[begin Source material]

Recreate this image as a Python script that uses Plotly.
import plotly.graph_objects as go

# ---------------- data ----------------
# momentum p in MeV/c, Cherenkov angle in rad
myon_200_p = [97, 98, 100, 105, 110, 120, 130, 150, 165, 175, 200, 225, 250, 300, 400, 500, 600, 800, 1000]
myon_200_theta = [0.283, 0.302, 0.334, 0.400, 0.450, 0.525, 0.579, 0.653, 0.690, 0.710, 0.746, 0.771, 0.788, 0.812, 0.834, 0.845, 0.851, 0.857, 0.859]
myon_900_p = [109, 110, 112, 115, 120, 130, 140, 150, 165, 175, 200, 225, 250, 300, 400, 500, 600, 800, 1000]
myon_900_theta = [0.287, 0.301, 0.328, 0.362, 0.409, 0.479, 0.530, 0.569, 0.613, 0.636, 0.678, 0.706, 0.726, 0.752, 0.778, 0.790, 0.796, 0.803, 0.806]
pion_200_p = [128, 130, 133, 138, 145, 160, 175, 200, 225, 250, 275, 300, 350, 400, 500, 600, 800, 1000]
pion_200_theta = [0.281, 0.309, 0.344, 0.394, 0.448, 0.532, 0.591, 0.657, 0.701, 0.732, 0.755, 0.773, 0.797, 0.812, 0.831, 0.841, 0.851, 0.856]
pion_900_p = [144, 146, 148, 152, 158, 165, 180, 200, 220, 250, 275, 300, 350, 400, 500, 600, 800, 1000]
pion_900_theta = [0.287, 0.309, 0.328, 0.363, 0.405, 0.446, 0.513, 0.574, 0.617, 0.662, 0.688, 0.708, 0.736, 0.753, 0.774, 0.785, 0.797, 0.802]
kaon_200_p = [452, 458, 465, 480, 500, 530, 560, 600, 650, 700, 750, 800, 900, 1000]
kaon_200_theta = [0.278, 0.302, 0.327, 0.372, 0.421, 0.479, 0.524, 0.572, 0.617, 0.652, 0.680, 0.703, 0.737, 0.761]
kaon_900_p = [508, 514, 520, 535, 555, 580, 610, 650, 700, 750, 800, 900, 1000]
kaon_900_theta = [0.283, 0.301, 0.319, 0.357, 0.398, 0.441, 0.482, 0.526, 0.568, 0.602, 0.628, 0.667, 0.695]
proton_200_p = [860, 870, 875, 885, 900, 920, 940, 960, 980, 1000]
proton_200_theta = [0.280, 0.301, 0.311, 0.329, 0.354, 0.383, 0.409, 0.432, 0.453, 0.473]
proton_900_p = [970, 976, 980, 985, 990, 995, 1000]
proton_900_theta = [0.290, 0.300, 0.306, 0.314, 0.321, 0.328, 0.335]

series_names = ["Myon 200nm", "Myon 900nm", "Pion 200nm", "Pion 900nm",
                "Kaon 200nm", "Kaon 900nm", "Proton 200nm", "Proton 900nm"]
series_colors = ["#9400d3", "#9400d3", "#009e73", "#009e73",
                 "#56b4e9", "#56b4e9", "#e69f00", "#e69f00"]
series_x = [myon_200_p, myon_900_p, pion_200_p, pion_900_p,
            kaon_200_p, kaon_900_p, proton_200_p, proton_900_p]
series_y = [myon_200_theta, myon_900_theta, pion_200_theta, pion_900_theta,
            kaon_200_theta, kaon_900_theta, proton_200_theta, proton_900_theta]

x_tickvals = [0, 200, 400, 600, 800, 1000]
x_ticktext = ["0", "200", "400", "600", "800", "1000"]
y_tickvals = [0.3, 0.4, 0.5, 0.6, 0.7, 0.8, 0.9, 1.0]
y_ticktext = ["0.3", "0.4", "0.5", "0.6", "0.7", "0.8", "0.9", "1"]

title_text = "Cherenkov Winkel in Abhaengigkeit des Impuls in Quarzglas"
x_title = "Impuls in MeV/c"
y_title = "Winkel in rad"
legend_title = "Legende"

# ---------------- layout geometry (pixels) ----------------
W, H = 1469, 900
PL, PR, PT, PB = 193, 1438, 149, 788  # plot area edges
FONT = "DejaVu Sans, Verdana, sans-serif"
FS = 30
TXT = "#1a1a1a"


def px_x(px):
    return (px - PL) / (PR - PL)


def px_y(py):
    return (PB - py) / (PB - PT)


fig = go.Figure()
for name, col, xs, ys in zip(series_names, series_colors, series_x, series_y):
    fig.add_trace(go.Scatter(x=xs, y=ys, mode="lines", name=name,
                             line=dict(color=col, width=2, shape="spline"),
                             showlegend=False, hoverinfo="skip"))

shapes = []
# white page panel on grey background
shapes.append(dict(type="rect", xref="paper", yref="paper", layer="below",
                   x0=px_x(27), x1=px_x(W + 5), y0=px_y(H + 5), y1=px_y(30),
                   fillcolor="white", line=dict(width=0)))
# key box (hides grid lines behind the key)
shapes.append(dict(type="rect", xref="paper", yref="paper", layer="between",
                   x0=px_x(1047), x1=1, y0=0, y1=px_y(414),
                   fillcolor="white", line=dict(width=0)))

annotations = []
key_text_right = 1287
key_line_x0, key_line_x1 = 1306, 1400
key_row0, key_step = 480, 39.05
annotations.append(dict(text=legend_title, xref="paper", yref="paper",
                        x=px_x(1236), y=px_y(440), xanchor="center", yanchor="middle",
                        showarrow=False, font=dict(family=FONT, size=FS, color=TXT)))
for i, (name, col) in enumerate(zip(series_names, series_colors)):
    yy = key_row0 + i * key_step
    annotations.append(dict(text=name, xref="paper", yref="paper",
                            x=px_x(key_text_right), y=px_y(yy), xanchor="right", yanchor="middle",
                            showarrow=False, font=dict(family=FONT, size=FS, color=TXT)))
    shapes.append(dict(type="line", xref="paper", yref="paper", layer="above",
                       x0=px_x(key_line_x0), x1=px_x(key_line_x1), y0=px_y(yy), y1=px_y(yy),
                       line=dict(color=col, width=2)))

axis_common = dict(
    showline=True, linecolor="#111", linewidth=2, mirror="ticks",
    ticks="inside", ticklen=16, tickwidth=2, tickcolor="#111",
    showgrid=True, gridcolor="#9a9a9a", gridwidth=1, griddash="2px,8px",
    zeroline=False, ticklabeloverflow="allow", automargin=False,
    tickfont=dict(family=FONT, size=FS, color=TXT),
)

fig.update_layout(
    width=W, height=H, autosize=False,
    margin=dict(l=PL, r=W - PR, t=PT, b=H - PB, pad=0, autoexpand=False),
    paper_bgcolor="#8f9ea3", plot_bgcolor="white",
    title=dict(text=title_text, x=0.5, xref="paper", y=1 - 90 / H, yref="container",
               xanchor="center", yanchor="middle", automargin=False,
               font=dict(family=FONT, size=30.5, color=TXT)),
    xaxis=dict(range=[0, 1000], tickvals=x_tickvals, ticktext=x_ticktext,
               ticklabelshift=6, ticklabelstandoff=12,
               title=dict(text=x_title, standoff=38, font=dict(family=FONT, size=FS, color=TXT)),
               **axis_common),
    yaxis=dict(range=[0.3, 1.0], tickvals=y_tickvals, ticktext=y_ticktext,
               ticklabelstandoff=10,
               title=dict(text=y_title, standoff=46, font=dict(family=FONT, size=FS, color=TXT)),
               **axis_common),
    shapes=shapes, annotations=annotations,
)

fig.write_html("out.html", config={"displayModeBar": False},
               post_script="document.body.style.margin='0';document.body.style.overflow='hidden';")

[end Source material]

Exercise requirements - Repeat the data exactly. Leave nothing out.

Response below -
Recreate this image as a Python script that uses Plotly.
import plotly.graph_objects as go

# ---------------- data ----------------
# momentum p in MeV/c, Cherenkov angle in rad
myon_200_p = [97, 98, 100, 105, 110, 120, 130, 150, 165, 175, 200, 225, 250, 300, 400, 500, 600, 800, 1000]
myon_200_theta = [0.283, 0.302, 0.334, 0.400, 0.450, 0.525, 0.579, 0.653, 0.690, 0.710, 0.746, 0.771, 0.788, 0.812, 0.834, 0.845, 0.851, 0.857, 0.859]
myon_900_p = [109, 110, 112, 115, 120, 130, 140, 150, 165, 175, 200, 225, 250, 300, 400, 500, 600, 800, 1000]
myon_900_theta = [0.287, 0.301, 0.328, 0.362, 0.409, 0.479, 0.530, 0.569, 0.613, 0.636, 0.678, 0.706, 0.726, 0.752, 0.778, 0.790, 0.796, 0.803, 0.806]
pion_200_p = [128, 130, 133, 138, 145, 160, 175, 200, 225, 250, 275, 300, 350, 400, 500, 600, 800, 1000]
pion_200_theta = [0.281, 0.309, 0.344, 0.394, 0.448, 0.532, 0.591, 0.657, 0.701, 0.732, 0.755, 0.773, 0.797, 0.812, 0.831, 0.841, 0.851, 0.856]
pion_900_p = [144, 146, 148, 152, 158, 165, 180, 200, 220, 250, 275, 300, 350, 400, 500, 600, 800, 1000]
pion_900_theta = [0.287, 0.309, 0.328, 0.363, 0.405, 0.446, 0.513, 0.574, 0.617, 0.662, 0.688, 0.708, 0.736, 0.753, 0.774, 0.785, 0.797, 0.802]
kaon_200_p = [452, 458, 465, 480, 500, 530, 560, 600, 650, 700, 750, 800, 900, 1000]
kaon_200_theta = [0.278, 0.302, 0.327, 0.372, 0.421, 0.479, 0.524, 0.572, 0.617, 0.652, 0.680, 0.703, 0.737, 0.761]
kaon_900_p = [508, 514, 520, 535, 555, 580, 610, 650, 700, 750, 800, 900, 1000]
kaon_900_theta = [0.283, 0.301, 0.319, 0.357, 0.398, 0.441, 0.482, 0.526, 0.568, 0.602, 0.628, 0.667, 0.695]
proton_200_p = [860, 870, 875, 885, 900, 920, 940, 960, 980, 1000]
proton_200_theta = [0.280, 0.301, 0.311, 0.329, 0.354, 0.383, 0.409, 0.432, 0.453, 0.473]
proton_900_p = [970, 976, 980, 985, 990, 995, 1000]
proton_900_theta = [0.290, 0.300, 0.306, 0.314, 0.321, 0.328, 0.335]

series_names = ["Myon 200nm", "Myon 900nm", "Pion 200nm", "Pion 900nm",
                "Kaon 200nm", "Kaon 900nm", "Proton 200nm", "Proton 900nm"]
series_colors = ["#9400d3", "#9400d3", "#009e73", "#009e73",
                 "#56b4e9", "#56b4e9", "#e69f00", "#e69f00"]
series_x = [myon_200_p, myon_900_p, pion_200_p, pion_900_p,
            kaon_200_p, kaon_900_p, proton_200_p, proton_900_p]
series_y = [myon_200_theta, myon_900_theta, pion_200_theta, pion_900_theta,
            kaon_200_theta, kaon_900_theta, proton_200_theta, proton_900_theta]

x_tickvals = [0, 200, 400, 600, 800, 1000]
x_ticktext = ["0", "200", "400", "600", "800", "1000"]
y_tickvals = [0.3, 0.4, 0.5, 0.6, 0.7, 0.8, 0.9, 1.0]
y_ticktext = ["0.3", "0.4", "0.5", "0.6", "0.7", "0.8", "0.9", "1"]

title_text = "Cherenkov Winkel in Abhaengigkeit des Impuls in Quarzglas"
x_title = "Impuls in MeV/c"
y_title = "Winkel in rad"
legend_title = "Legende"

# ---------------- layout geometry (pixels) ----------------
W, H = 1469, 900
PL, PR, PT, PB = 193, 1438, 149, 788  # plot area edges
FONT = "DejaVu Sans, Verdana, sans-serif"
FS = 30
TXT = "#1a1a1a"


def px_x(px):
    return (px - PL) / (PR - PL)


def px_y(py):
    return (PB - py) / (PB - PT)


fig = go.Figure()
for name, col, xs, ys in zip(series_names, series_colors, series_x, series_y):
    fig.add_trace(go.Scatter(x=xs, y=ys, mode="lines", name=name,
                             line=dict(color=col, width=2, shape="spline"),
                             showlegend=False, hoverinfo="skip"))

shapes = []
# white page panel on grey background
shapes.append(dict(type="rect", xref="paper", yref="paper", layer="below",
                   x0=px_x(27), x1=px_x(W + 5), y0=px_y(H + 5), y1=px_y(30),
                   fillcolor="white", line=dict(width=0)))
# key box (hides grid lines behind the key)
shapes.append(dict(type="rect", xref="paper", yref="paper", layer="between",
                   x0=px_x(1047), x1=1, y0=0, y1=px_y(414),
                   fillcolor="white", line=dict(width=0)))

annotations = []
key_text_right = 1287
key_line_x0, key_line_x1 = 1306, 1400
key_row0, key_step = 480, 39.05
annotations.append(dict(text=legend_title, xref="paper", yref="paper",
                        x=px_x(1236), y=px_y(440), xanchor="center", yanchor="middle",
                        showarrow=False, font=dict(family=FONT, size=FS, color=TXT)))
for i, (name, col) in enumerate(zip(series_names, series_colors)):
    yy = key_row0 + i * key_step
    annotations.append(dict(text=name, xref="paper", yref="paper",
                            x=px_x(key_text_right), y=px_y(yy), xanchor="right", yanchor="middle",
                            showarrow=False, font=dict(family=FONT, size=FS, color=TXT)))
    shapes.append(dict(type="line", xref="paper", yref="paper", layer="above",
                       x0=px_x(key_line_x0), x1=px_x(key_line_x1), y0=px_y(yy), y1=px_y(yy),
                       line=dict(color=col, width=2)))

axis_common = dict(
    showline=True, linecolor="#111", linewidth=2, mirror="ticks",
    ticks="inside", ticklen=16, tickwidth=2, tickcolor="#111",
    showgrid=True, gridcolor="#9a9a9a", gridwidth=1, griddash="2px,8px",
    zeroline=False, ticklabeloverflow="allow", automargin=False,
    tickfont=dict(family=FONT, size=FS, color=TXT),
)

fig.update_layout(
    width=W, height=H, autosize=False,
    margin=dict(l=PL, r=W - PR, t=PT, b=H - PB, pad=0, autoexpand=False),
    paper_bgcolor="#8f9ea3", plot_bgcolor="white",
    title=dict(text=title_text, x=0.5, xref="paper", y=1 - 90 / H, yref="container",
               xanchor="center", yanchor="middle", automargin=False,
               font=dict(family=FONT, size=30.5, color=TXT)),
    xaxis=dict(range=[0, 1000], tickvals=x_tickvals, ticktext=x_ticktext,
               ticklabelshift=6, ticklabelstandoff=12,
               title=dict(text=x_title, standoff=38, font=dict(family=FONT, size=FS, color=TXT)),
               **axis_common),
    yaxis=dict(range=[0.3, 1.0], tickvals=y_tickvals, ticktext=y_ticktext,
               ticklabelstandoff=10,
               title=dict(text=y_title, standoff=46, font=dict(family=FONT, size=FS, color=TXT)),
               **axis_common),
    shapes=shapes, annotations=annotations,
)

fig.write_html("out.html", config={"displayModeBar": False},
               post_script="document.body.style.margin='0';document.body.style.overflow='hidden';")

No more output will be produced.